Vargas also speaks to the leader of World Peace and Unification Sanctuary, a church that recently came under the spotlight after they held a get together that featured AR-15 rifles, the same ones used for the Parkland shooting in February this year. The feelings over the incident were still raw, but they held the ceremony undeterred and were insensitive to the disaster that had taken place.

In an extremely disturbing interview, self-proclaimed messiah Sun Myung Moon and leader of the church, explains to the journalist why guns are necessary for worship. This episode is sure to make you wonder where humanity is heading. 

Other cults that have been discussed and featured in the documentary series are Children of God, The Twelve Tribes as well as the United Nation of Islam. Amy Bril, a survivor and a former COG member shares the horrifying accounts of pedophilia and “religious” prostitution that ran rampant amongst the cult. Born into the sect, she reveals that former members are so traumatized by what they have seen that their free lives almost always ended up in suicide — because the trauma was deep and they felt like there was no way out. 

The UNOI episide explores the organization through the eyes and experiences of Elijah Muhammad, who is robbed of his childhood by being subjected to labor, extreme physical abuse and terrible living conditions.

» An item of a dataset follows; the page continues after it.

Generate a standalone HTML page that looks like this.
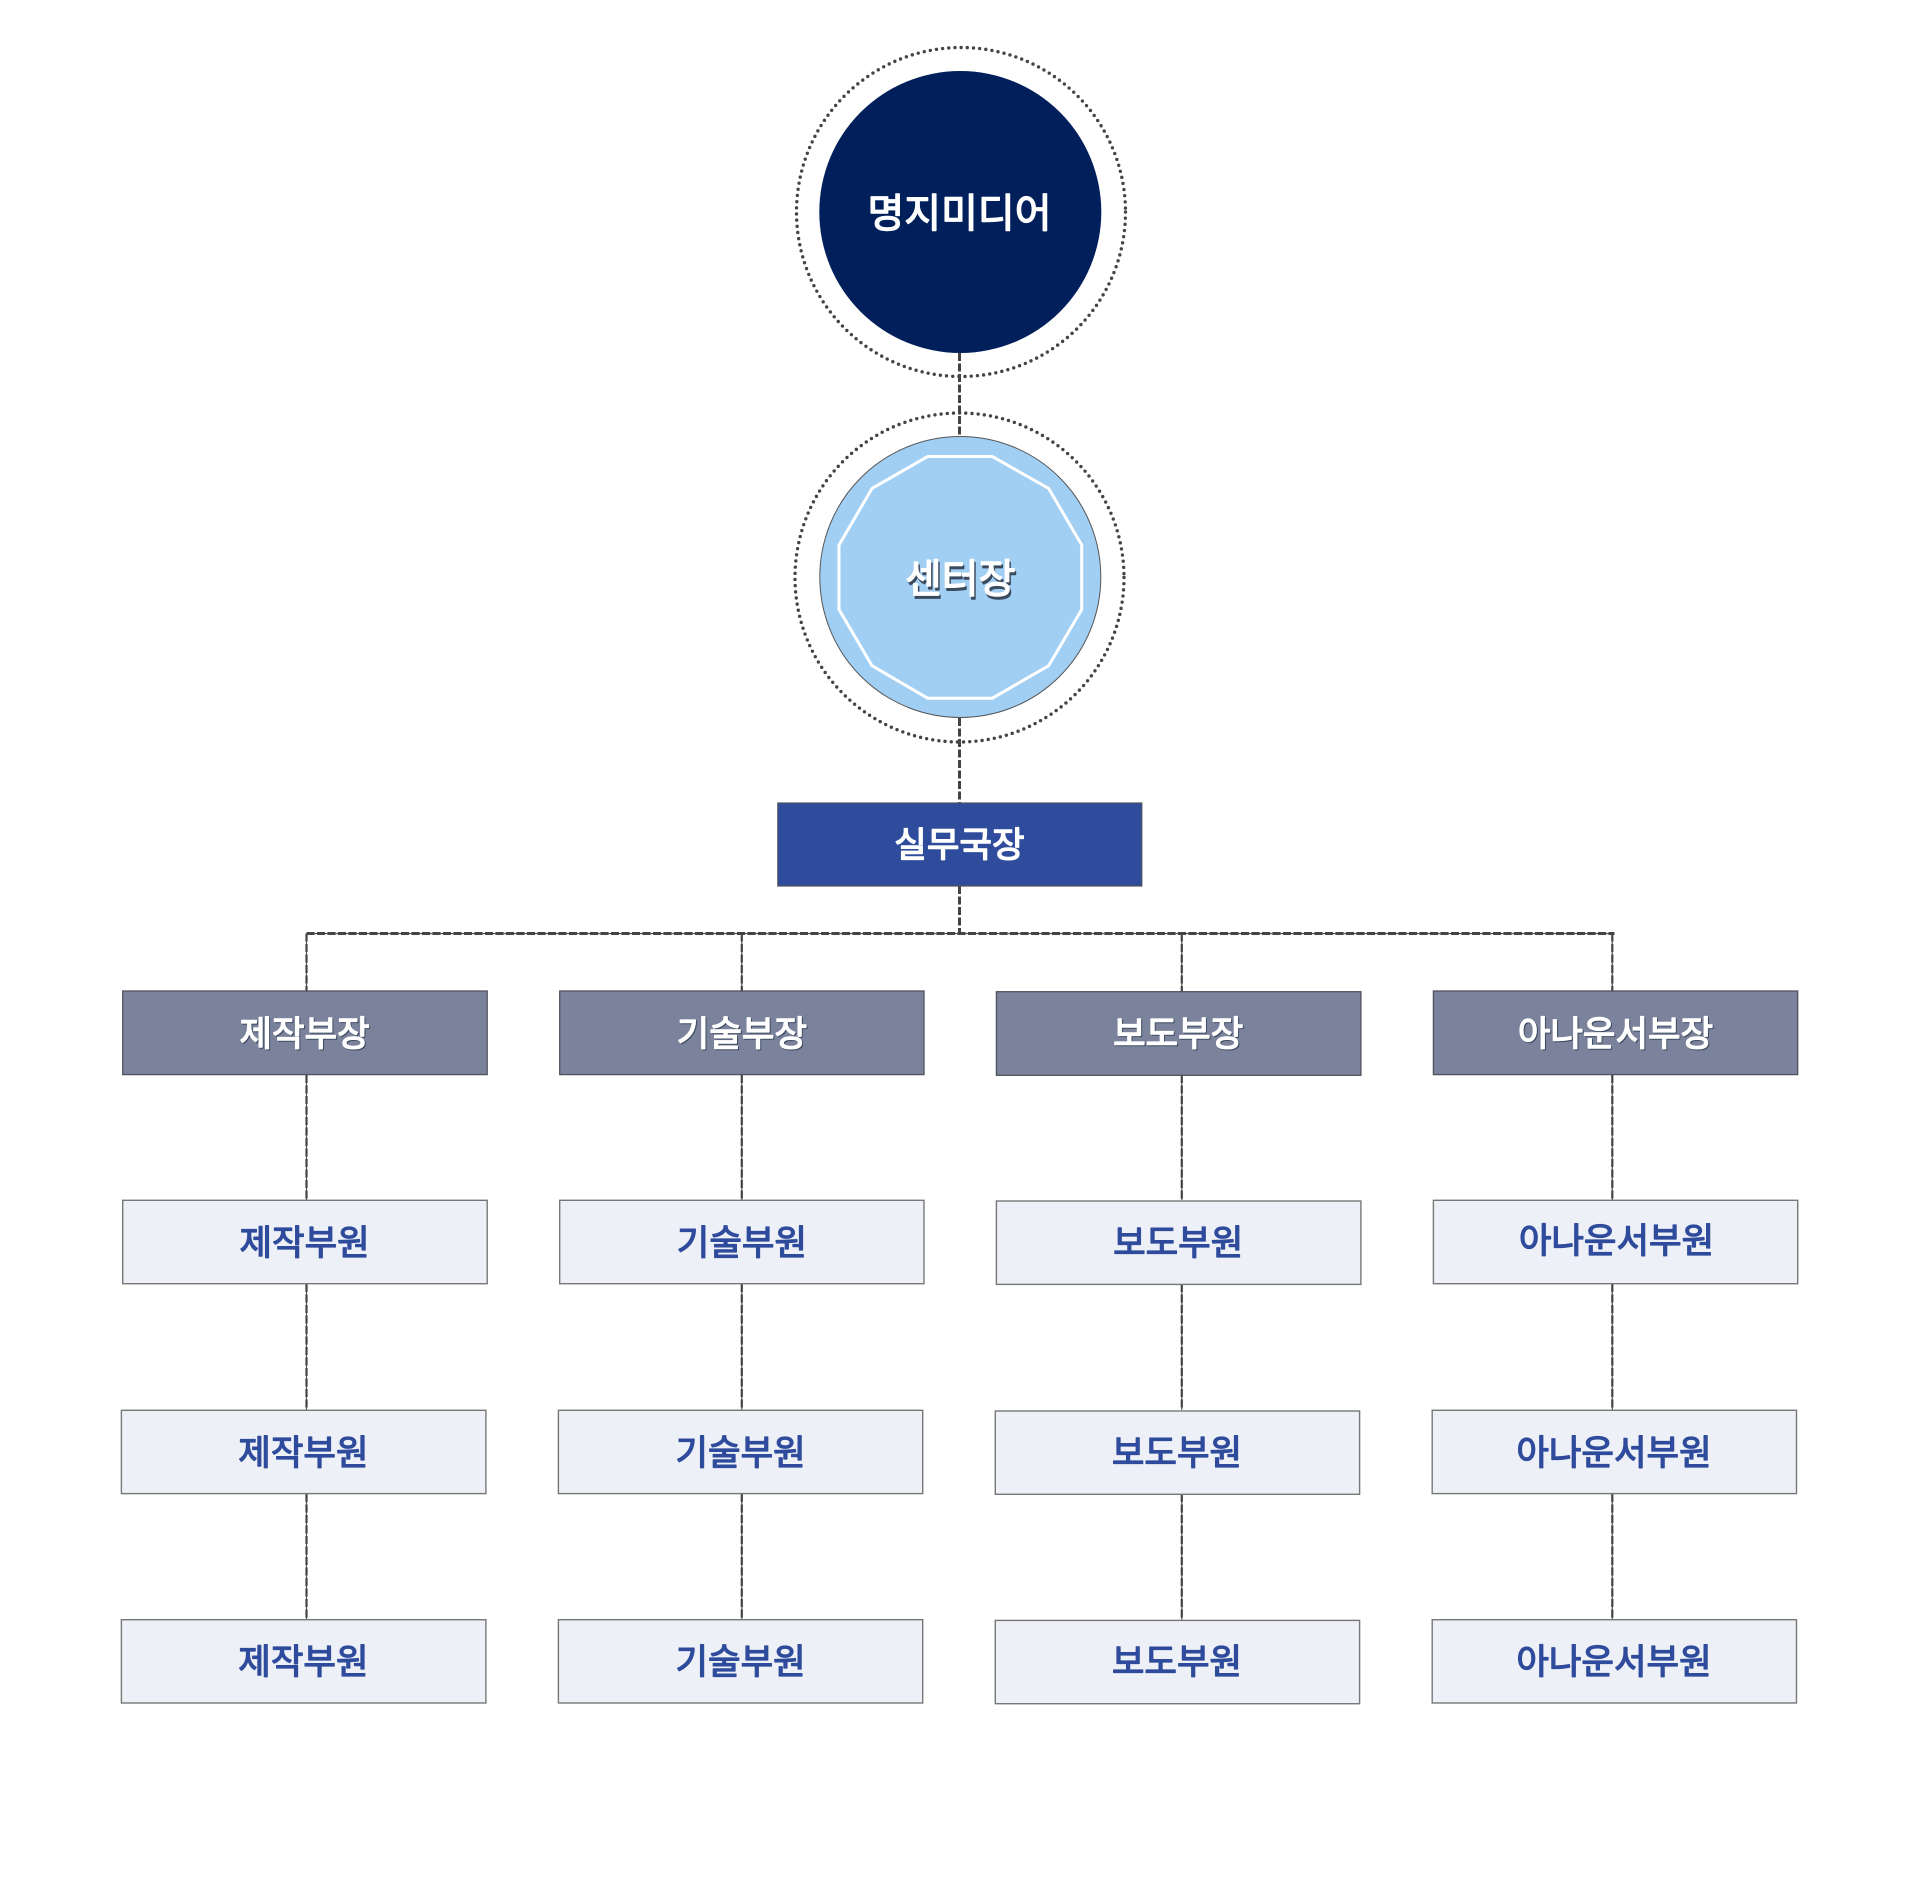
<!DOCTYPE html>
<html lang="ko"><head><meta charset="utf-8"><title>조직도</title>
<style>
html,body{margin:0;padding:0;background:#fff}
svg{display:block}
text{font-family:"Liberation Sans","Noto Sans CJK KR",sans-serif;text-anchor:middle;stroke-linejoin:round}
.w{fill:#fff;stroke:#fff;stroke-width:1.4px}
.s{fill:#3c4a60;stroke:#3c4a60;stroke-width:1.4px}
.b{fill:#2f4b9c;stroke:#2f4b9c;stroke-width:1.3px}
.t{font-size:35.4px;letter-spacing:0}
.d{fill:none;stroke:#444;stroke-width:3;stroke-dasharray:8 2.5}
.l{fill:none;stroke:#555;stroke-width:1.2}
.dr{fill:#7b829b;stroke:#50535f;stroke-width:1.3}
.mr{fill:#edf0f6;stroke:#777;stroke-width:1.4}
</style></head><body>
<svg width="1920" height="1897" viewBox="0 0 1920 1897" xmlns="http://www.w3.org/2000/svg">
<rect width="1920" height="1897" fill="#fff"/>
<path class="l" d="M306.5 933.5H1614.5M306.5 933.5V991M741.8 933.5V991M1181.8 933.5V992M1612.3 933.5V991M306.5 1075V1200M741.8 1075V1200M1181.8 1075V1200M1612.3 1075V1200M306.5 1284V1410M741.8 1284V1410M1181.8 1284V1410M1612.3 1284V1410M306.5 1494V1620M741.8 1494V1620M1181.8 1494V1620M1612.3 1494V1620"/>
<path class="d" d="M959.5 353V437M959.5 718V803M959.5 886V933"/>
<path class="d" d="M306.5 933.5H1614.5"/>
<path class="d" style="stroke-width:2.2" d="M306.5 933.5V991M741.8 933.5V991M1181.8 933.5V992M1612.3 933.5V991M306.5 1075V1200M741.8 1075V1200M1181.8 1075V1200M1612.3 1075V1200M306.5 1284V1410M741.8 1284V1410M1181.8 1284V1410M1612.3 1284V1410M306.5 1494V1620M741.8 1494V1620M1181.8 1494V1620M1612.3 1494V1620"/>

<circle cx="961" cy="212" r="164.5" fill="none" stroke="#444" stroke-width="3.4" stroke-linecap="round" stroke-dasharray="0 6.2"/>
<circle cx="960.3" cy="212" r="141" fill="#001f5b"/>
<text class="w" x="959.5" y="227" font-size="40">명지미디어</text>

<circle cx="959.5" cy="577.5" r="164.5" fill="none" stroke="#444" stroke-width="3.4" stroke-linecap="round" stroke-dasharray="0 6.2"/>
<circle cx="960.3" cy="577" r="140.5" fill="#a1cff4" stroke="#555" stroke-width="1"/>
<polygon points="927.7,456.5 992.3,456.5 1048.7,488.5 1081.7,545 1081.7,609.5 1048.7,665.7 992.3,698.2 927.7,698.2 872,665.7 839,609.5 839,545 872,488.5" fill="none" stroke="#fff" stroke-width="3"/>
<text class="s" x="961.7" y="595.5" font-size="40">센터장</text>
<text class="w" x="960.2" y="592.5" font-size="40">센터장</text>

<rect x="777.8" y="803" width="364" height="83" fill="#2f4b9c" stroke="#50535f" stroke-width="1.2"/>
<text class="w t" x="959.4" y="857.2">실무국장</text>

<rect class="dr" x="122.7" y="991" width="364.5" height="83.6"/>
<rect class="dr" x="559.7" y="991" width="364.3" height="83.6"/>
<rect class="dr" x="996.4" y="991.7" width="364.5" height="83.6"/>
<rect class="dr" x="1433.4" y="991" width="364.3" height="83.6"/>
<g class="t">
<text class="s" x="305.6" y="1047.2">제작부장</text><text class="w" x="304.6" y="1046.2">제작부장</text>
<text class="s" x="742.9" y="1047.2">기술부장</text><text class="w" x="741.9" y="1046.2">기술부장</text>
<text class="s" x="1179.2" y="1047.2">보도부장</text><text class="w" x="1178.2" y="1046.2">보도부장</text>
<text class="s" x="1616.5" y="1047.2">아나운서부장</text><text class="w" x="1615.5" y="1046.2">아나운서부장</text>
</g>

<rect class="mr" x="122.7" y="1200.3" width="364.5" height="83.4"/>
<rect class="mr" x="559.7" y="1200.3" width="364.3" height="83.4"/>
<rect class="mr" x="996.4" y="1201" width="364.5" height="83.4"/>
<rect class="mr" x="1433.4" y="1200.3" width="364.3" height="83.4"/>
<rect class="mr" x="121.4" y="1410.3" width="364.5" height="83.3"/>
<rect class="mr" x="558.4" y="1410.3" width="364.3" height="83.3"/>
<rect class="mr" x="995.3" y="1411" width="364.3" height="83.3"/>
<rect class="mr" x="1432.2" y="1410.3" width="364.3" height="83.3"/>
<rect class="mr" x="121.4" y="1619.7" width="364.5" height="83.3"/>
<rect class="mr" x="558.4" y="1619.7" width="364.3" height="83.3"/>
<rect class="mr" x="995.3" y="1620.4" width="364.3" height="83.3"/>
<rect class="mr" x="1432.2" y="1619.7" width="364.3" height="83.3"/>
<g class="t">
<text class="b" x="304.6" y="1255.2">제작부원</text>
<text class="b" x="741.9" y="1255.2">기술부원</text>
<text class="b" x="1178.2" y="1255.2">보도부원</text>
<text class="b" x="1616.5" y="1253.2">아나운서부원</text>
<text class="b" x="303.4" y="1465.2">제작부원</text>
<text class="b" x="740.6" y="1465.2">기술부원</text>
<text class="b" x="1177" y="1465.2">보도부원</text>
<text class="b" x="1614" y="1465.2">아나운서부원</text>
<text class="b" x="303.4" y="1674.2">제작부원</text>
<text class="b" x="740.6" y="1674.2">기술부원</text>
<text class="b" x="1177" y="1674.2">보도부원</text>
<text class="b" x="1614" y="1674.2">아나운서부원</text>
</g>
</svg>
</body></html>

The upcoming episode titled FLDS finds out what really went on in the President of the Fundamentalist Church of Jesus Christ of Latter-Day Saints (FLDS Church). Warren Jeffs, the president of the church, is a convicted felon and child molester who is currently serving a sentence of life plus 20 years. His prison term is the result of being convicted in 2011 of two felony counts of child sexual assault. The episode airs Tuesday 3 July at 10 pm on A&E. 

Binge-worthy or bogus?

This show is 100 percent binge-worthy. Each episode leaves you disgusted at how the powerful prey on weak minds and how gullible one becomes in the face of religion. The show isn't preachy and each episode leaves you full of questions. 'Cults and Extreme Belief' is a must watch!